8. Hormone Replacement Therapy
Premarin, the popular estrogen-replacement drug for menopausal women, takes its name from its main ingredient: PREgnant MARes’ urINe. Since 1942, female horses have been impregnated and fitted with the equine equivalent of colostomy bags. These gather their urine, which is then processed to produce estrone, equilin, and equilenin. Historically, the foals were eventually sent to slaughterhouses, though today, many pregnant mares’ urine (PMU) operations also act as traditional horse breeders.

9. Bloody Marys
Sometimes it’s the ingredients in the ingredients that make a product not vegetarian.
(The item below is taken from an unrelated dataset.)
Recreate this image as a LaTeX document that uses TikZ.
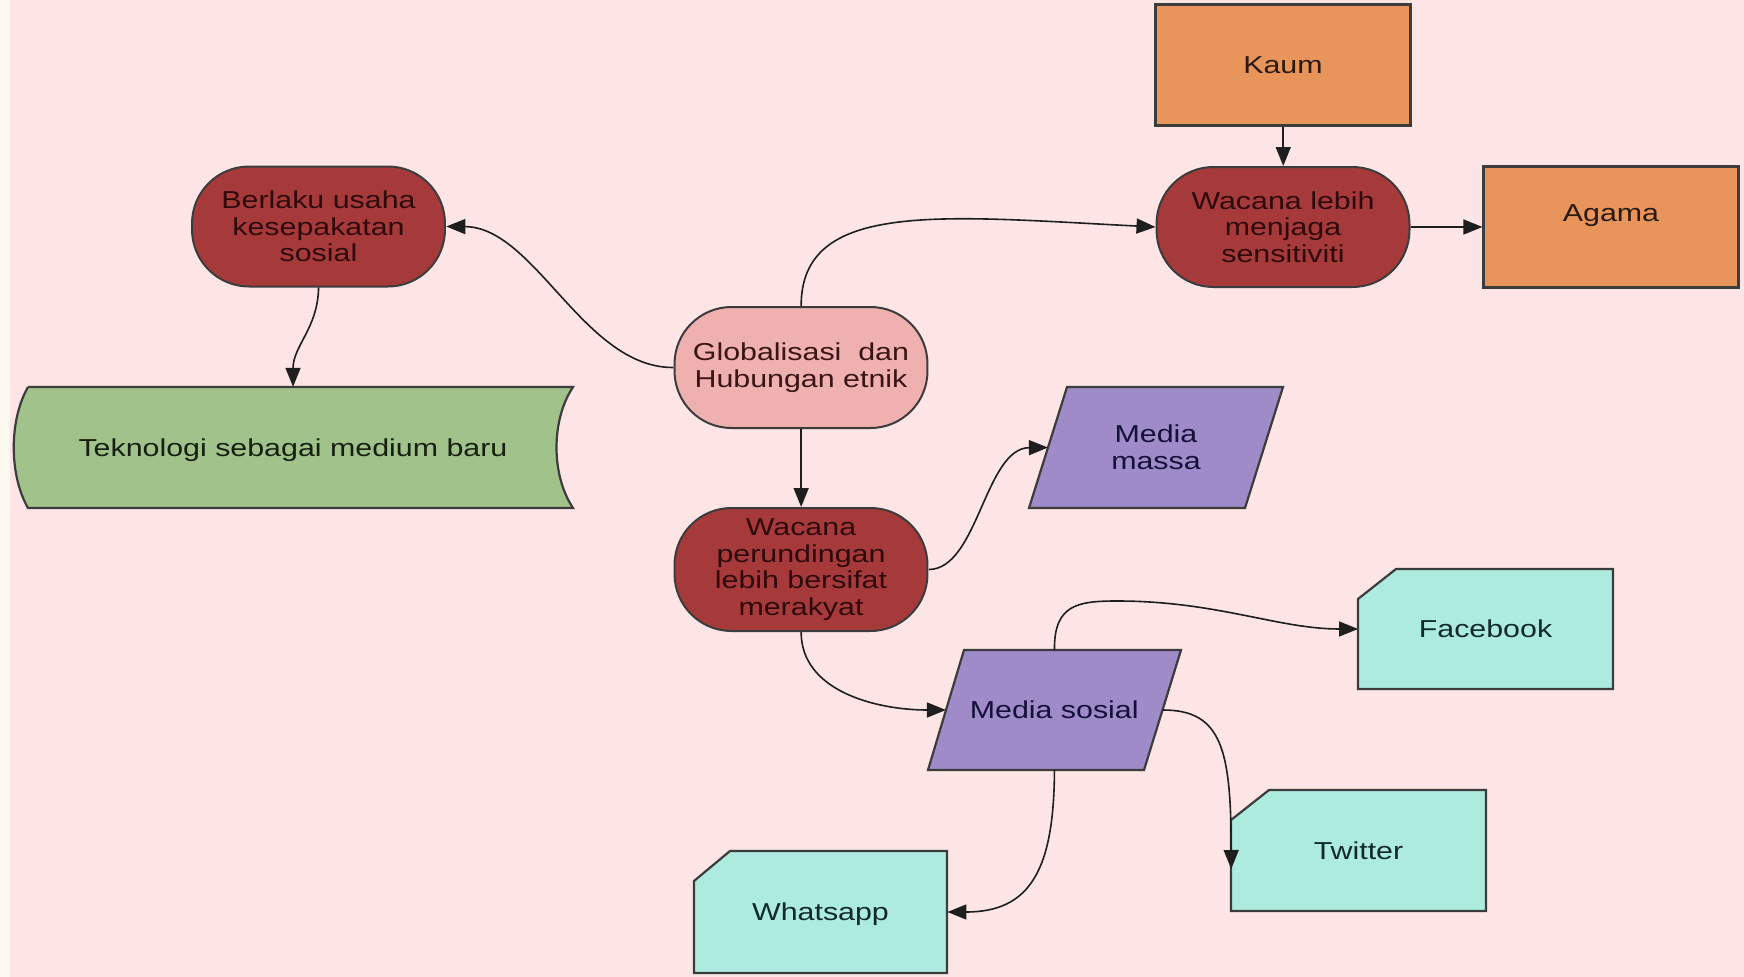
\documentclass[tikz,border=0pt]{standalone}
\usepackage{fontspec}
\setmainfont{Liberation Sans}
\usetikzlibrary{arrows.meta,calc}
\definecolor{bg}{HTML}{FDE5E6}
\definecolor{strip}{HTML}{FCF9F1}
\definecolor{dred}{HTML}{A63A3B}
\definecolor{dredtxt}{HTML}{2E0A0A}
\definecolor{pinkn}{HTML}{EFB0B0}
\definecolor{pinktxt}{HTML}{3A1515}
\definecolor{orangen}{HTML}{E8955C}
\definecolor{orangetxt}{HTML}{2A1A10}
\definecolor{purplen}{HTML}{9E8BC8}
\definecolor{purpletxt}{HTML}{15103A}
\definecolor{tealn}{HTML}{AEEBDF}
\definecolor{tealtxt}{HTML}{102A2A}
\definecolor{greenn}{HTML}{A2C28C}
\definecolor{greentxt}{HTML}{15200F}
\definecolor{edgec}{HTML}{3C3C3C}
\definecolor{wirec}{HTML}{1E1E1E}
\begin{document}
\begin{tikzpicture}[x=0.806452pt,y=-1pt,xscale=1.24,
  every node/.style={transform shape, font=\fontsize{24.5}{26.7}\selectfont, align=center, inner sep=0pt},
  oval/.style={draw=edgec, line width=2pt, rectangle, rounded corners=57pt, minimum width=204pt, minimum height=120pt, fill=dred, text=dredtxt},
  rectbox/.style={draw=edgec, line width=2.2pt, rectangle, minimum width=205.6pt, minimum height=121pt, fill=orangen, text=orangetxt},
  shapeline/.style={draw=edgec, line width=2.2pt, line join=miter},
  txtonly/.style={draw=none, minimum height=121pt},
  wire/.style={draw=wirec, line width=1.6pt, -{Triangle[length=19pt,width=15pt]}}]
\useasboundingbox (0,0) rectangle (1744,977);
\fill[bg] (0,0) rectangle (1744,977);
\fill[strip] (0,0) rectangle (10,977);

% drawn shapes
\draw[shapeline, fill=greenn] (28,387) -- (573,387) .. controls (551,420) and (551,475) .. (573,508) -- (28,508) .. controls (9,475) and (9,420) .. cycle;
\draw[shapeline, fill=purplen] (1067,387) -- (1283,387) -- (1245,508) -- (1029,508) -- cycle;
\draw[shapeline, fill=purplen] (964,650) -- (1181,650) -- (1144,770) -- (928,770) -- cycle;
\draw[shapeline, fill=tealn] (1396,569) -- (1613,569) -- (1613,689) -- (1358,689) -- (1358,599) -- cycle;
\draw[shapeline, fill=tealn] (1269,790) -- (1486,790) -- (1486,911) -- (1231,911) -- (1231,820) -- cycle;
\draw[shapeline, fill=tealn] (730,851) -- (947,851) -- (947,973) -- (694,973) -- (694,881) -- cycle;

% nodes
\node[rectbox] (kaum) at (1283,65) {Kaum};
\node[rectbox, text height=18pt, text depth=30pt] (agama) at (1611,227) {Agama};
\node[oval] (sens) at (1283,227) {Wacana lebih\\menjaga\\sensitiviti};
\node[oval] (berl) at (318.5,226.5) {Berlaku usaha\\kesepakatan\\sosial};
\node[oval, fill=pinkn, text=pinktxt, minimum height=121pt] (glob) at (801,367.5) {Globalisasi\ \ dan\\Hubungan etnik};
\node[oval, minimum height=123pt] (perund) at (801,569.5) {Wacana\\perundingan\\lebih bersifat\\merakyat};
\node[txtonly, minimum width=451.6pt, text=greentxt, text depth=0pt] (tek) at (293,447.5) {Teknologi sebagai medium baru};
\node[txtonly, minimum width=174.2pt, text=purpletxt] (mm) at (1156,447.5) {Media\\massa};
\node[txtonly, minimum width=174.6pt, minimum height=120pt, text=purpletxt] (ms) at (1054.25,710) {Media sosial};
\node[txtonly, minimum width=205.6pt, minimum height=120pt, text=tealtxt] (fb) at (1485.5,629) {Facebook};
\node[txtonly, minimum width=205.6pt, text=tealtxt] (tw) at (1358.5,850.5) {Twitter};
\node[txtonly, minimum width=204pt, minimum height=122pt, text=tealtxt, text depth=0pt] (wa) at (820.5,912) {Whatsapp};
\coordinate (twin) at (1231,869);

% connectors
\draw[wire] (kaum.south) -- (sens.north);
\draw[wire] (sens.east) -- (agama.west);
\draw[wire] (glob.north) .. controls (801,200) and (940,216) .. (sens.west);
\draw[wire] (glob.west) .. controls (584,368) and (535,227) .. (berl.east);
\draw[wire] (berl.south) .. controls (318,328) and (293,346) .. (tek.north);
\draw[wire] (glob.south) -- (perund.north);
\draw[wire] (perund.east) .. controls (978,569) and (985,448) .. (mm.west);
\draw[wire] (perund.south) .. controls (801,691) and (876,710) .. (ms.west);
\draw[wire] (ms.north) .. controls (1054,605) and (1077,601) .. (1117,601) .. controls (1217,601) and (1278,629) .. (fb.west);
\draw[wire] (ms.east) .. controls (1222,710) and (1231,750) .. (twin);
\draw[wire] (ms.south) .. controls (1054,870) and (1030,912) .. (wa.east);
\end{tikzpicture}
\end{document}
Bloody Marys, the reliable brunch standby, are usually made with tomato juice, vodka, celery, and Worcestershire sauce, which contains anchovies, making it literally bloody. Some Bloody Mary recipes also call for beef consommé. There are vegetarian Worcestershire sauces out there, so just ask to see the label before you order.

10. Heparin
The anticoagulant drug heparin is derived from the slippery mucosal tissue found in pig’s intestines and cow’s lungs. Used to treat blood clots, it was originally isolated in dog livers in 1916, and has since been found in a long list of animals, including sand dollars, humans, camels, whales, mice, fresh-water mussels, lobsters, and turkeys. Its natural purpose in the body is still not fully understood.

11. Green Motor Oil
“Green” doesn’t always mean animal-free. Some companies have taken to replacing traditional petrochemical-based motor oil with cow fat. Companies claim to be able to make as much as one barrel of oil per barrel of tallow, as compared with the three barrels of petroleum needed to make one barrel of traditional motor oil.